The overly cautious approach stems from an alarming setback Oden had during the preseason.

The center hinted toward severe pain in his knee earlier this season, but said on Thursday, “We’ve been fortunate enough not to have that for a while.”

Oden played against the New Orleans Pelicans in the preseason, but was then shut down and not allowed to speak with reporters.

“It was in the past, so I’m not going to speak about that,” Oden said. “There is no soreness now.”

For Oden, there are several grades of knee soreness. There is the kind he deals with every day, and then there is the kind of pain that signals something is wrong internally. After four major procedures on his knees, Oden is an expert at recognizing the difference.

The delicate nature of Oden’s body presents a unique set of challenges in fine-tuning the team’s defense and preparing for the playoffs, but the uncompetitive Eastern Conference standings have given the Heat a generous timetable.

Despite the current three-game losing streak, the Heat is still seven games ahead of the third-place Raptors in the loss column. The Heat (27-11) is 5-5 in its last 10 games and now 3.5 games behind the Pacers in the standings.

But all of that is secondary to protecting Oden’s knees this early in the season.

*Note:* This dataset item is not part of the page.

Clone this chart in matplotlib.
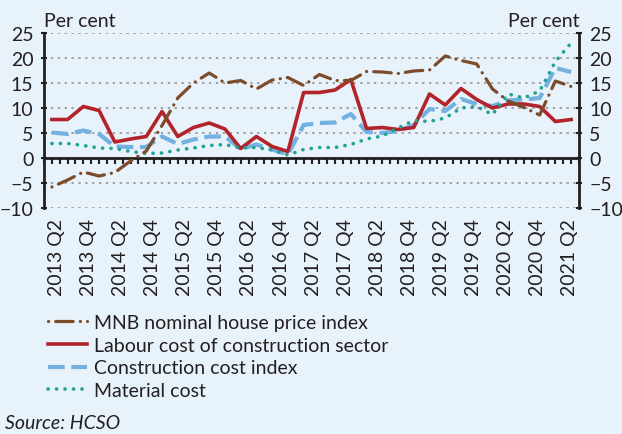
import numpy as np
import matplotlib.pyplot as plt

# quarterly data, year-on-year change in per cent
quarters = np.arange(34)
tick_labels = ['2013 Q2', '2013 Q4', '2014 Q2', '2014 Q4', '2015 Q2', '2015 Q4',
               '2016 Q2', '2016 Q4', '2017 Q2', '2017 Q4', '2018 Q2', '2018 Q4',
               '2019 Q2', '2019 Q4', '2020 Q2', '2020 Q4', '2021 Q2']
house_price = [-5.8, -4.4, -2.8, -3.6, -2.9, -0.6, 1.4, 6.5, 12.0, 15.0, 17.0, 15.0,
               15.5, 13.8, 15.6, 16.1, 14.5, 16.7, 15.5, 15.5, 17.3, 17.2, 16.9, 17.4,
               17.6, 20.4, 19.5, 18.8, 13.8, 11.4, 10.1, 8.6, 15.4, 14.3]
labour_cost = [7.7, 7.7, 10.3, 9.5, 3.2, 3.8, 4.3, 9.3, 4.3, 6.1, 7.0, 5.8,
               1.9, 4.3, 2.3, 1.3, 13.1, 13.1, 13.6, 15.7, 5.9, 6.1, 5.7, 6.1,
               12.8, 10.6, 13.9, 11.7, 10.0, 10.8, 10.8, 10.3, 7.3, 7.7]
constr_cost = [5.1, 4.8, 5.5, 4.8, 2.3, 2.2, 2.2, 4.3, 2.8, 3.7, 4.3, 4.3,
               1.8, 2.7, 1.7, 0.7, 6.6, 7.0, 7.1, 8.8, 5.2, 5.0, 5.4, 6.6,
               9.8, 9.4, 11.8, 10.8, 10.4, 11.5, 11.7, 12.0, 18.0, 17.2]
material_cost = [2.9, 2.9, 2.5, 2.0, 1.9, 1.3, 0.9, 1.0, 1.6, 2.0, 2.5, 2.7,
                 2.0, 2.1, 1.6, 0.6, 1.7, 2.1, 2.1, 2.7, 3.8, 4.4, 6.0, 7.5,
                 7.3, 8.0, 10.0, 10.3, 8.7, 12.8, 12.0, 13.4, 19.3, 23.0]

plt.rcParams['font.family'] = ['Lato', 'DejaVu Sans']
plt.rcParams['font.size'] = 14

bg = '#e8f2fa'
txt = '#231f20'
fig = plt.figure(figsize=(6.22, 4.35), dpi=100, facecolor=bg)
ax = fig.add_axes([44/622, 1-209/435, 535/622, 175/435], facecolor=bg)

# lines
l_house, = ax.plot(quarters, house_price, color='#7b4b2a', lw=2.3,
                   ls=(0, (0.05, 2.2, 5.5, 2.2)), dash_capstyle='round',
                   label='MNB nominal house price index', zorder=5)
l_lab, = ax.plot(quarters, labour_cost, color='#b3242a', lw=2.6,
                 label='Labour cost of construction sector', zorder=4)
l_con, = ax.plot(quarters, constr_cost, color='#74b0e0', lw=3.0,
                 ls=(0, (4, 1.6)), label='Construction cost index', zorder=3)
l_mat, = ax.plot(quarters, material_cost, color='#1fa396', lw=2.6,
                 ls=(0, (0.05, 2.3)), dash_capstyle='round',
                 label='Material cost', zorder=4)

ax.set_xlim(-0.5, 33.5)
ax.set_ylim(-10, 25)
ax.set_yticks(np.arange(-10, 26, 5))
for y in np.arange(-10, 26, 5):
    if y != 0:
        ax.axhline(y, color='#8a8a8a', lw=1.1, ls=(0, (1.5, 3)), zorder=1)

for s in ['top', 'bottom']:
    ax.spines[s].set_visible(False)
for s in ['left', 'right']:
    ax.spines[s].set_color(txt)
    ax.spines[s].set_linewidth(2)

ax.tick_params(axis='y', left=True, right=True, labelleft=True, labelright=True,
               direction='inout', length=5, width=1.5, colors=txt, pad=5)

# x labels every second quarter
ax.set_xticks(np.linspace(0.3, 32.9, 17))
ax.set_xticklabels(tick_labels, rotation=90, color=txt)
ax.tick_params(axis='x', length=0, pad=7)

# zero line with small ticks
zero = ax.secondary_xaxis(10/35)
zero.spines['bottom'].set_color(txt)
zero.spines['bottom'].set_linewidth(2)
zero.set_xticks(np.arange(-0.5, 33.6, 0.5))
zero.tick_params(direction='out', length=4, width=1.5, colors=txt, labelbottom=False)

ax.text(0.0, 1.02, 'Per cent', transform=ax.transAxes, ha='left', va='bottom', color=txt)
ax.text(1.0, 1.02, 'Per cent', transform=ax.transAxes, ha='right', va='bottom', color=txt)

fig.legend(handles=[l_house, l_lab, l_con, l_mat], loc='upper left',
           bbox_to_anchor=(40/622, 1-307/435), frameon=False,
           handlelength=2.0, handletextpad=0.4, labelspacing=0.3,
           borderaxespad=0, labelcolor=txt)

fig.text(5/622, 1-424/435, 'Source: HCSO', style='italic', ha='left', va='center', color=txt)

fig.savefig('out.png', dpi=100, facecolor=bg)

“He has no pressure,” LeBron James said of Oden after the Heat’ third loss in a row. “Whatever he can gives us, with his time out on the floor, it’s going to be a plus. We know he’s a big body and he’s going to rebound and he’s going to help block shots, he’s going to help clog the paint and he can catch and finish and that’s something we can definitely use.”

Oden acknowledged his teammates’ understanding approach.

“They’ve all been cool with me, getting out and playing,” Oden said. “They let me and the staff kind of take our time and make sure I was ready.”

Much-needed work

The Heat had an extended practice session on Thursday after its embarrassing loss to the Wizards. Spoelstra drilled the team on defense and then reviewed a lengthy film session.

“NBA seasons are long by nature, so you go through a lot of ups and downs,” Spoelstra said. “If you’re just going to brush the downs underneath the carpet and not learn from them, not own it, not take responsibility for it, and collective improve, then it will come back to bite you at some point, so today was about trying to catch it before it gets worse and even that doesn’t guarantee anything.

“We have to make sure we bring it tomorrow and give ourselves the best chance.”


• Mario Chalmers, who has missed four games with pain in his Achilles tendon, practiced Thursday and was the last player on the court. Chalmers is close to returning to action, but is still questionable for Friday’s game against the Sixers.
• Dwyane Wade was held out of practice after scoring just eight points against the Wizards on Wednesday.
• Chris Andersen practiced after missing Wednesday’s game with pain in his knee.